Thursday, May 15, 2008
Highway 64 Revisited
It's always sorta strange to read about the South, or Virginia, or even Norfolk in a British magazine. But more often than you would think, I learn things about my own home from folks on the other side of the Atlantic. British music magazines cover American music better than American magazines in many cases. So I wasn't entirely surprised to read a piece in the April issue of Mojo that mentioned a 1959 trip to Norfolk by the famous folk song collector Alan Lomax. The story is a recollection by Shirley Collins, a British singer and banjo player, who accompanied Lomax on a song-catching expedition through Dixie. Their first stop? Norfolk.

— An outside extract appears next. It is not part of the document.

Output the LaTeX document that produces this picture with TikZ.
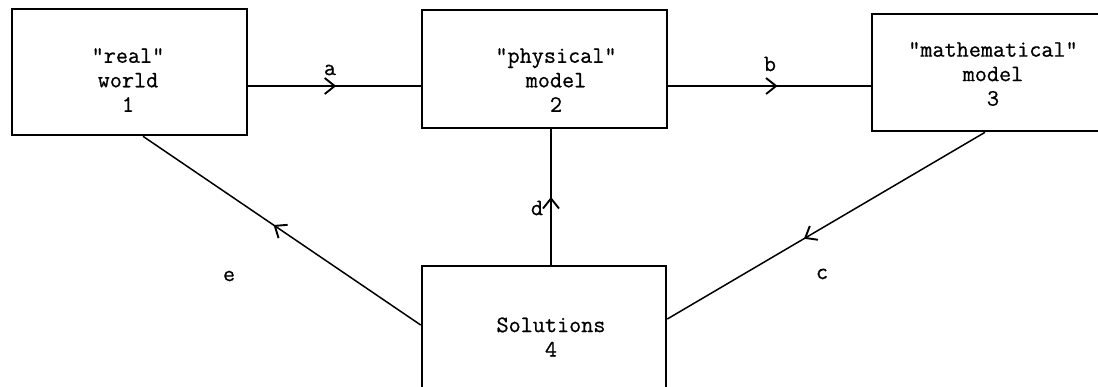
\documentclass[tikz,border=0pt]{standalone}
\usepackage{fontspec}
\newfontfamily\typewriter{Latin Modern Mono}[FakeBold=0.7]
\usetikzlibrary{arrows.meta,decorations.markings}
\tikzset{
  boxnode/.style={draw, rectangle, line width=2.6pt, inner sep=0pt},
  txt/.style={font=\typewriter\fontsize{23.5}{24.5}\selectfont, inner sep=0pt, align=center},
  flow/.style={line width=1.5pt, postaction={decorate},
    decoration={markings, mark=at position #1 with
      {\arrow{Straight Barb[length=10pt,width=16pt,line width=1.9pt]}}}},
}
\begin{document}
\begin{tikzpicture}[x=1pt,y=-1pt]
  \clip (0,0) rectangle (1098,386);

  % the four boxes
  \node[boxnode, minimum width=235pt, minimum height=126pt] (b1) at (129.5,72) {};
  \node[boxnode, minimum width=245pt, minimum height=118pt] (b2) at (544.5,69) {};
  \node[boxnode, minimum width=233pt, minimum height=117pt] (b3) at (988.5,72.5) {};
  \node[boxnode, minimum width=244pt, minimum height=134pt] (b4) at (544,333) {};

  % box texts
  \node[txt] (t1) at (128,80) {"real"\\world\\1};
  \node[txt] (t2) at (556,80) {"physical"\\model\\2};
  \node[txt] (t3) at (993,74) {"mathematical"\\model\\3};
  \node[txt] (t4) at (551,337) {Solutions\\4};

  % reference points for where the connectors meet the boxes
  \coordinate (ya) at (0,86);
  \coordinate (xd) at (551,0);
  \coordinate (ye) at (0,325);
  \coordinate (xe) at (143,0);
  \coordinate (yc) at (0,319);
  \coordinate (xc) at (985,0);

  % connectors
  \draw[flow=0.51] (b1.east |- ya) -- (b2.west |- ya);
  \draw[flow=0.54] (b2.east |- ya) -- (b3.west |- ya);
  \draw[flow=0.57] (b3.south -| xc) -- (b4.east |- yc);
  \draw[flow=0.50] (b4.north -| xd) -- (b2.south -| xd);
  \draw[flow=0.53] (b4.west |- ye) -- (b1.south -| xe);

  % connector labels
  \node[txt] (la) at (330,70) {a};
  \node[txt] (lb) at (770,64) {b};
  \node[txt] (lc) at (822,274) {c};
  \node[txt] (ld) at (537,208) {d};
  \node[txt] (le) at (229,276) {e};
\end{tikzpicture}
\end{document}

"We got to Norfolk, the big seaport, and went into the black part of town and Alan left me in the car for an hour after dark while he went to a beer joint looking for shanty singer. I was just this little white face inside a big Buick outside a beer joint," Collins wrote. I'm guessing Lomax and Collins were somewhere on or near Church Street.
Collins doesn't say what else happened in Norfolk. They couple soon headed to the western part of the state to record Texas Gladden as well as Hobart and Preston Smith.
"Finding music was easy in Virginia," she wrote. "Wherever we went people would recommend us local musicians -- neighbors, tobacco farmers and others."